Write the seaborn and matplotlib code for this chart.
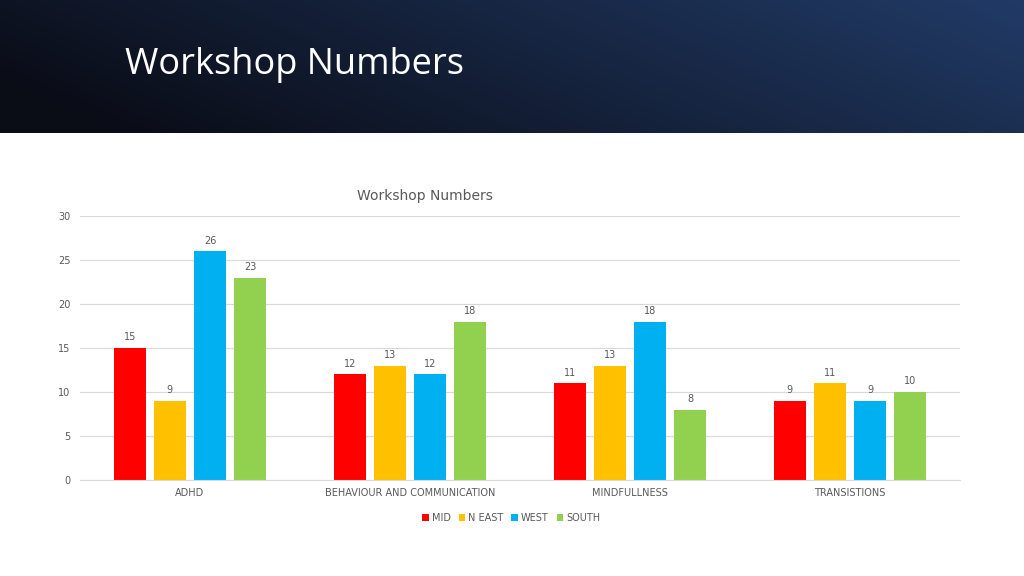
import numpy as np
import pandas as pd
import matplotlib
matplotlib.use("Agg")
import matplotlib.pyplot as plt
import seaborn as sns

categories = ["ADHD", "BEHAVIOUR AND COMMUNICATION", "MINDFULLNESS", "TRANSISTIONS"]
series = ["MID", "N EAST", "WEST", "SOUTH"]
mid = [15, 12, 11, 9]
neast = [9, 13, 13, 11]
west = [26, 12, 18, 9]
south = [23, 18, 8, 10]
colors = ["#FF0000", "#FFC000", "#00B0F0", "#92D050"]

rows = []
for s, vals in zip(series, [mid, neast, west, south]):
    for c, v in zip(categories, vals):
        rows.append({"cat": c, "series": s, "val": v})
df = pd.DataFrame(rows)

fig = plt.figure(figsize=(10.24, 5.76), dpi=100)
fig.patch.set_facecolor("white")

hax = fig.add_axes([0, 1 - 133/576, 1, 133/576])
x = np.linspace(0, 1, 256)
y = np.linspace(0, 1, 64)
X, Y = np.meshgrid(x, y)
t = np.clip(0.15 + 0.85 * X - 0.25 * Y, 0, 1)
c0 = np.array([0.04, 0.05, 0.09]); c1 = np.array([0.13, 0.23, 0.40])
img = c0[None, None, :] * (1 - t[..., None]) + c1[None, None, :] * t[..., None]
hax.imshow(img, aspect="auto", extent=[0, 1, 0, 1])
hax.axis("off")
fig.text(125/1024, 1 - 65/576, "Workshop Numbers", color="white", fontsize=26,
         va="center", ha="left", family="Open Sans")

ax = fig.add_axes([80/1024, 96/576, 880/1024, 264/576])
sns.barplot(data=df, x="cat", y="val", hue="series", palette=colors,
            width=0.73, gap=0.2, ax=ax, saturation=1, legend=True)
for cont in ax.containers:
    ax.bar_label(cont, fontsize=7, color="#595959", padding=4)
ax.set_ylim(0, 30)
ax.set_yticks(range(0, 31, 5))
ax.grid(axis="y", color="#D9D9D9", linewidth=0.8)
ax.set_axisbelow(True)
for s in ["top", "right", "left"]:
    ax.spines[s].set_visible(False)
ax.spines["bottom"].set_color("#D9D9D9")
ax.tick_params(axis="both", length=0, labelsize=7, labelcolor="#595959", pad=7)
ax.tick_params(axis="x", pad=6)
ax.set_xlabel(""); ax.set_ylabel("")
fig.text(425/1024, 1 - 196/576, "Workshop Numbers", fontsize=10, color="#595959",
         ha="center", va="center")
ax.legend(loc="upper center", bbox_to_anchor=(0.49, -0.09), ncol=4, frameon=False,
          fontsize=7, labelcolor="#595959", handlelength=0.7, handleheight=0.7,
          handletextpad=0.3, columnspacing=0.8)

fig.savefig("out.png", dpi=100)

______

◆ **DIRECTIONS FOR THIS TASK**: Look at the listing and set down only the lines from its start through the line with "import seaborn as sns", word for word and without pictures.

◆ **RIGHT ANSWER**:
Write the seaborn and matplotlib code for this chart.
import numpy as np
import pandas as pd
import matplotlib
matplotlib.use("Agg")
import matplotlib.pyplot as plt
import seaborn as sns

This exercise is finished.